Charles Eulises Milander Rodríguez was born in Santo Domingo, Dominican Republic. He studied in Colorado Technical University in the United States, where he completed a Bachelor of Science in Business Administration (B.S.B.A.)

==Career==

From 1999 to 2004, Charles Milander worked as a network administrator for IBM Corporation providing onsite engineering and technical support to network systems and web development. He designed a plan to backup over 300 terabytes of data, established and supported Internet connectivity for more than 10,000 end users through Microsoft Proxy Server, and provided analysis and troubleshooting for HP print servers. During this time, he also offered support for frequently used databases to document technical resolutions.

Milander also worked as a professor and Director of Technology at Manhattan Christian Academy from 2002 to 2004. During this time, he analyzed and designed new servers and storage systems to maintain Wide area networks (WAN) utilizing HP-Compaq, IBM, and Dell servers.
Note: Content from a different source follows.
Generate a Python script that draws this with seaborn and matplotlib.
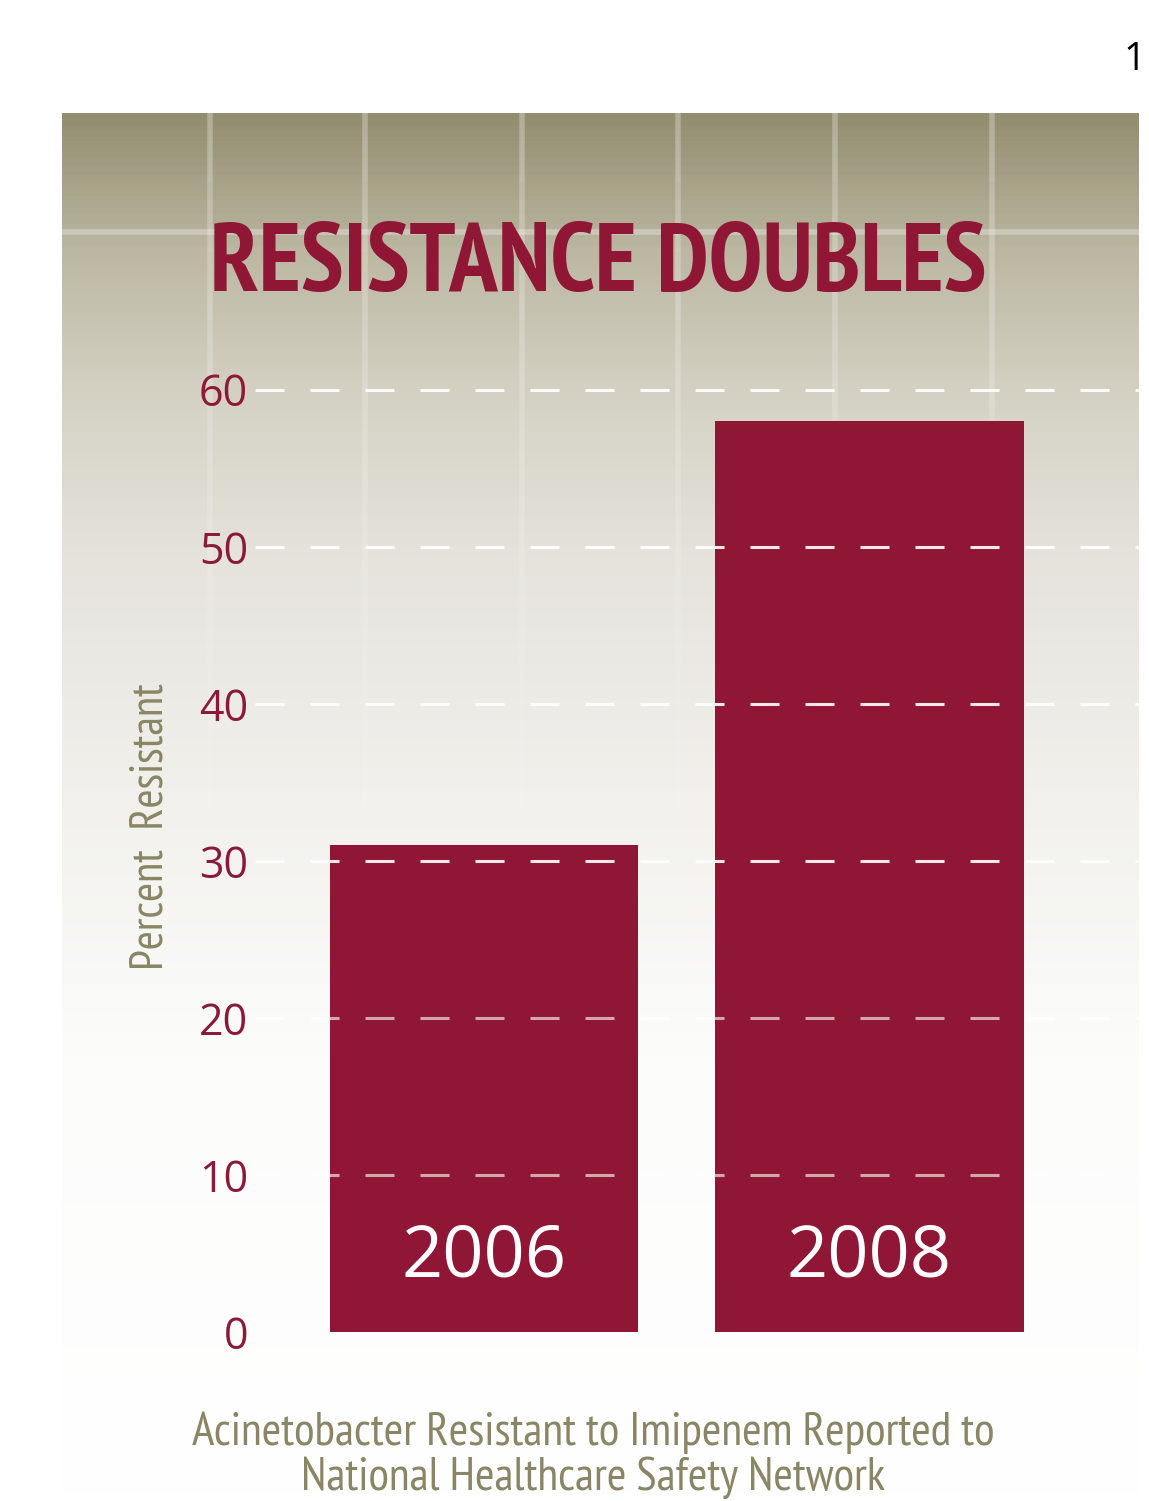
import numpy as np
import pandas as pd
import seaborn as sns
import matplotlib.pyplot as plt
from matplotlib import font_manager
from matplotlib.colors import LinearSegmentedColormap

# donnees
annees = ["2006", "2008"]
pourcentages = [31, 58]
graduations = [0, 10, 20, 30, 40, 50, 60]

titre = "RESISTANCE DOUBLES"
legende_bas = "Acinetobacter Resistant to Imipenem Reported to\nNational Healthcare Safety Network"
etiquette_y = "Percent  Resistant"

rouge = "#8f1735"
rouge_txt = "#8b1a3a"
olive = "#8a8564"

sns.set_style("white")

# police etroite si disponible, sinon DejaVu
dispo = {f.name for f in font_manager.fontManager.ttflist}
etroite = [n for n in ["PT Sans Narrow", "Fira Sans Condensed", "Roboto Condensed",
                       "Asap Condensed", "Archivo Narrow"] if n in dispo]
famille = etroite[:1] + ["DejaVu Sans"]
plt.rcParams['font.family'] = famille
chiffres = ['Open Sans', 'DejaVu Sans']

fig = plt.figure(figsize=(11.49, 15.01), dpi=100)

# fond degrade
bg = fig.add_axes([62 / 1149, 0, (1139 - 62) / 1149, (1501 - 113) / 1501])
cmap = LinearSegmentedColormap.from_list(
    "fond",
    [(0.0, "#ffffff"), (0.32, "#fcfcfb"), (0.50, "#f2f1ed"),
     (0.68, "#e5e3dc"), (0.80, "#d4d1c4"), (0.90, "#bcb8a3"), (1.0, "#948e70")])
grad = np.linspace(0, 1, 400).reshape(-1, 1)
bg.imshow(grad, aspect="auto", cmap=cmap, origin="lower", extent=[0, 1, 0, 1])
for xv in [148, 303, 460, 616, 773, 930]:
    for k in range(12):
        y0 = 1 - (k + 1) * 0.05
        bg.plot([xv / 1077, xv / 1077], [y0, y0 + 0.05], color="white",
                alpha=0.28 * (1 - k / 12), lw=4, solid_capstyle="butt")
bg.axhline(1 - (232 - 113) / 1388, color="white", alpha=0.3, lw=4)
bg.set_xlim(0, 1)
bg.set_ylim(0, 1)
bg.axis("off")

# axes principal
ax = fig.add_axes([255 / 1149, (1501 - 1332) / 1501, (1139 - 255) / 1149, (1332 - 374) / 1501])
ax.patch.set_alpha(0)
df = pd.DataFrame({"annee": annees, "pct": pourcentages})
sns.barplot(data=df, x="annee", y="pct", color=rouge, saturation=1, width=0.8,
            linewidth=0, ax=ax, zorder=2)
ax.set_xlim(-0.594, 1.699)
ax.set_ylim(0, 61)
ax.set_yticks(graduations)
ax.set_yticklabels([str(g) for g in graduations], color=rouge_txt, fontsize=31,
                   family=chiffres)
ax.tick_params(axis="y", length=0, pad=5)
ax.set_xticks([])
ax.set_xlabel("")
ax.set_ylabel(etiquette_y, color=olive, fontsize=34)
ax.yaxis.set_label_coords(-0.094, 0.528)
for s in ax.spines.values():
    s.set_visible(False)
for g in graduations[1:]:
    a = 0.62 if g <= 20 else 0.9
    ax.axhline(g, color="white", alpha=a, lw=2.2, dashes=(9.5, 8.5), zorder=3)

for i, an in enumerate(annees):
    ax.text(i, 4.7, an, color="white", fontsize=52, ha="center", va="center",
            family=chiffres, zorder=4)

t_titre = fig.text(598 / 1149, 1 - 266 / 1501, titre, color=rouge, fontsize=66, fontweight="bold",
                   ha="center", va="center")
t_leg = fig.text(593 / 1149, 1 - 1455 / 1501, legende_bas, color=olive, fontsize=38,
                 ha="center", va="center", linespacing=1.08)
fig.text(1135 / 1149, 1 - 60 / 1501, "1", color="black", fontsize=28, ha="center", va="center",
         family=chiffres)

# ajuster la taille des textes a la largeur du modele
fig.canvas.draw()
rend = fig.canvas.get_renderer()
for t, largeur in [(t_titre, 775), (t_leg, 805)]:
    w = t.get_window_extent(rend).width
    t.set_fontsize(t.get_fontsize() * largeur / w)
lab = ax.yaxis.label
h = lab.get_window_extent(rend).height
lab.set_fontsize(lab.get_fontsize() * 287 / h)

fig.savefig("out.png", dpi=100)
He also optimized Local area networks (LAN) using performance reports and monitoring applications and devices. Milander also implemented TCP/IP core networking services using Windows Servers, and offered remote support using tools like PC Anywhere, Remote Desktop, and VPN. He later developed the school technological curriculum to target a high technical standard and up to date technology for better teaching results.

From 2001 to 2014, Milander worked as an IT Senior consultant for U-Tech Solution providing services of web development, software media strategies, social media management, network engineering, multimedia, quality assurance, documentation, and production operations to several companies. Milander's job was to ensure effective management by managing development groups for internal development systems, back end office automation and Internet technologies.

Milander also offered advice to the Association of National Olympic Committees (ANOC) and its President Sheikh Ahmad Al-Fahad Al-Sabah in terms of implementing a technological system for athletes records, statistics, ranking, and social media. He also served as the IT Senior consultant for the implementation of an athlete system for the Dominican Republic Olympic Committee and 32 sports federations. Milander also designed and standardized methods to facilitate new and upgraded architecture for web portals, and guarantee redundancy and load balancing aiming to increase uptime from 95% to 99.99%.

Milander has been a social media strategist, software engineer in networking and Internet technology, and has worked on several government projects. He currently works mainly in e-marketing, product development, quality assurance, project management, software management, relationship building, training and development, performance management, and databases.

Charles Milander has also been cited for his expertise as a Microsoft Certified Application Developer (MCAD), along with other certifications and achievements.

== In media ==

Aside of his work in the field, Milander has served as a guest and correspondent on numerous news and TV shows. He is a frequent writer for the newspaper Listín Diario, one of the leading newspapers in the Dominican Republic. His articles and writings range from reviews of new technologies to social media trends, among many others.

In 2014, he appeared on Telemundo47 as a technology expert. He has also collaborated for Mercado magazine of CNN Expansión, Univision Radio, Color Visión, and others. Milander is also a public speaker on topics like technology, web presence, and social media.

Milander currently produces and hosts his own show, CM XNAP, which airs on Color Visión.